**Task instructions:**
Reproduce the records. Keep every word exact and include no images.

[Records]
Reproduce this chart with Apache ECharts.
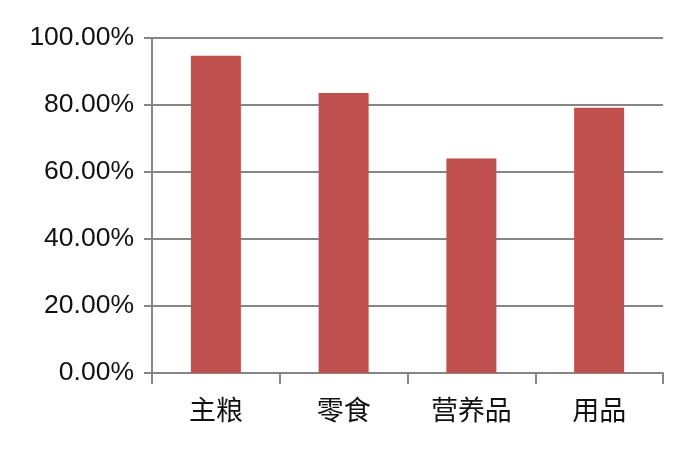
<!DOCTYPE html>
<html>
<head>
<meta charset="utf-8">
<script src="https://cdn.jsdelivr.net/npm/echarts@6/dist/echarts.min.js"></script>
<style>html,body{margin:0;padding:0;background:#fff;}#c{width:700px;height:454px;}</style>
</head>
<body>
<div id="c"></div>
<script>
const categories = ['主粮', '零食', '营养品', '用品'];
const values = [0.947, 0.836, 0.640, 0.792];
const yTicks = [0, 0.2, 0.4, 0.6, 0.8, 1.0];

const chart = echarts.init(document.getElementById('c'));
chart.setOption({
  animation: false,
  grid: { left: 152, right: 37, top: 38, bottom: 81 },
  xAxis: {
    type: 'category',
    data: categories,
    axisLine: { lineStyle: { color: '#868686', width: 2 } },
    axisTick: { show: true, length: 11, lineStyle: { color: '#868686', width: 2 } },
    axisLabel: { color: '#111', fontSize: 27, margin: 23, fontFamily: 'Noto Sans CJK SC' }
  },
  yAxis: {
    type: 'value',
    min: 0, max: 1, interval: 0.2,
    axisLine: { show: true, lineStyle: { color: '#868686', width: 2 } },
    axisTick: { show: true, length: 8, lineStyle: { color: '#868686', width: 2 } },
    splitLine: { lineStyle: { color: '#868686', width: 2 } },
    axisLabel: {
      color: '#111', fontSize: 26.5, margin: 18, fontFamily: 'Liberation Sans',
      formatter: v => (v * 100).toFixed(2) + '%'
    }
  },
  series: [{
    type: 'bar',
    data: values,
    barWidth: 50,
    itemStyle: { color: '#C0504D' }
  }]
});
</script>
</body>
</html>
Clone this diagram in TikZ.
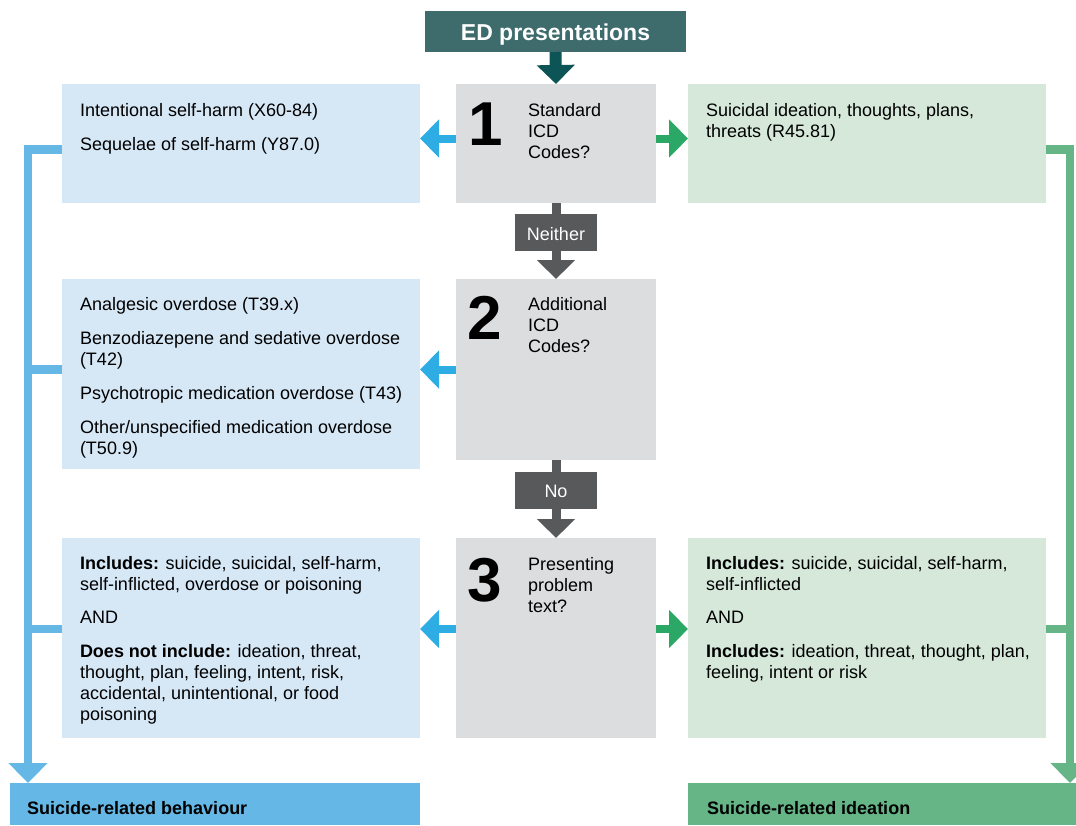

**Answer to the exercise:**
Reproduce this chart with Apache ECharts.
<!DOCTYPE html>
<html>
<head>
<meta charset="utf-8">
<script src="https://cdn.jsdelivr.net/npm/echarts@6/dist/echarts.min.js"></script>
<style>html,body{margin:0;padding:0;background:#fff;}#c{width:700px;height:454px;}</style>
</head>
<body>
<div id="c"></div>
<script>
const categories = ['主粮', '零食', '营养品', '用品'];
const values = [0.947, 0.836, 0.640, 0.792];
const yTicks = [0, 0.2, 0.4, 0.6, 0.8, 1.0];

const chart = echarts.init(document.getElementById('c'));
chart.setOption({
  animation: false,
  grid: { left: 152, right: 37, top: 38, bottom: 81 },
  xAxis: {
    type: 'category',
    data: categories,
    axisLine: { lineStyle: { color: '#868686', width: 2 } },
    axisTick: { show: true, length: 11, lineStyle: { color: '#868686', width: 2 } },
    axisLabel: { color: '#111', fontSize: 27, margin: 23, fontFamily: 'Noto Sans CJK SC' }
  },
  yAxis: {
    type: 'value',
    min: 0, max: 1, interval: 0.2,
    axisLine: { show: true, lineStyle: { color: '#868686', width: 2 } },
    axisTick: { show: true, length: 8, lineStyle: { color: '#868686', width: 2 } },
    splitLine: { lineStyle: { color: '#868686', width: 2 } },
    axisLabel: {
      color: '#111', fontSize: 26.5, margin: 18, fontFamily: 'Liberation Sans',
      formatter: v => (v * 100).toFixed(2) + '%'
    }
  },
  series: [{
    type: 'bar',
    data: values,
    barWidth: 50,
    itemStyle: { color: '#C0504D' }
  }]
});
</script>
</body>
</html>
Clone this diagram in TikZ.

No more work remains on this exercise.